Kwan: After several years’ attempt in rising up the spine, I now feel more confused than before. It seems that I can never get it right. Or it’s just due to my stupidity? Others can have already done better?
Me: You have your own particular problem which makes your intent of rising up the spine result in more tightening in the chest.
This is a common problem (not due to stupidity!) during practice when attempting to do so: The intent to rise up the spine turns out to have caused rising from the front – the chest muscles contract to pull up instead, ironically the feeling of which convinces yourself that your intent is playing its role, while in fact rising has been displaced by pulling.
Such pulling is usually accompanied by bending of the body at one of or both centre points (the upper and the lower). And the connection of the body breaks. (Refer to the posts here about two-centre operation, Part 1 and Part 2.)
When it’s at the upper centre point, the chest muscles hold up the chest area and the rib cage structure bends backward. When it’s at the lower, not only the chest area but down to the pelvis, the front acts as a whole plate through which rising is conducted, resulting in bending backward at the hip joints, usually with knees pressing forward in tandem for maintaining balance; often bending also occurs at the upper as well.
An immediate remedial response would be to increase the intent of rising directly in the spine.

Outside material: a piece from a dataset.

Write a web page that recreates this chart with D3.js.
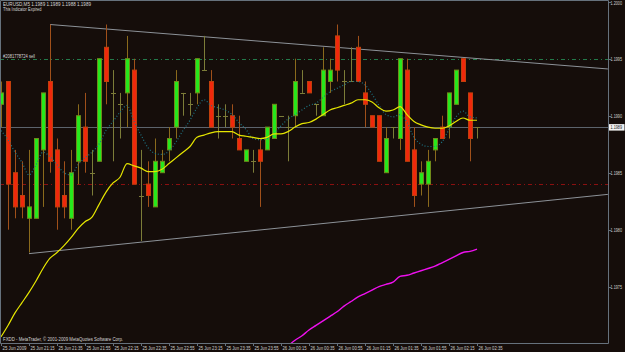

Nevertheless the intent of rising from the front would still be present, albeit reduced, and disrupting.
Alternatively, try softening the front muscles and lessen the intent of erecting the spine – yes, lessen rather than increase! Effectively, it still increases the rising up as the front muscles now constraint less the freedom of the spine. This will greatly rectify the bending posture especially at the upper centre.
Don’t insist on a strong appearance of the Wing Chun stance that has caused the forward pressing of the knees. More softening of muscles in the belly and thigh areas into the hip joints should be emphasised, accompanied by however far the tailbone can slide in also through softening of neighbouring muscles. And this will not only rectify the bending posture at the lower centre, but significantly connects the upper and lower parts of the body into a more unified momentum.
Your problem on the chest is more imminent, at the upper centre. Although after trials of various methods and analogies to rectify it, it appears to be persistent. I suggest that you tentatively give up thinking about rising up altogether. Rather, focus on practising the elbowing movement extracted from Biu Jee. The elbowing movement likens creating a swirling dynamics of tornadoes that “sucks everything” into the upper centre point, pinning your protruded centre inward deep into the back.
This is a bold attempt – yet to see if it works. And accordingly, as you can understand, this special treatment does not indicate a genuine endorsement on your readiness in taking up Biu Jee. It is an experiment!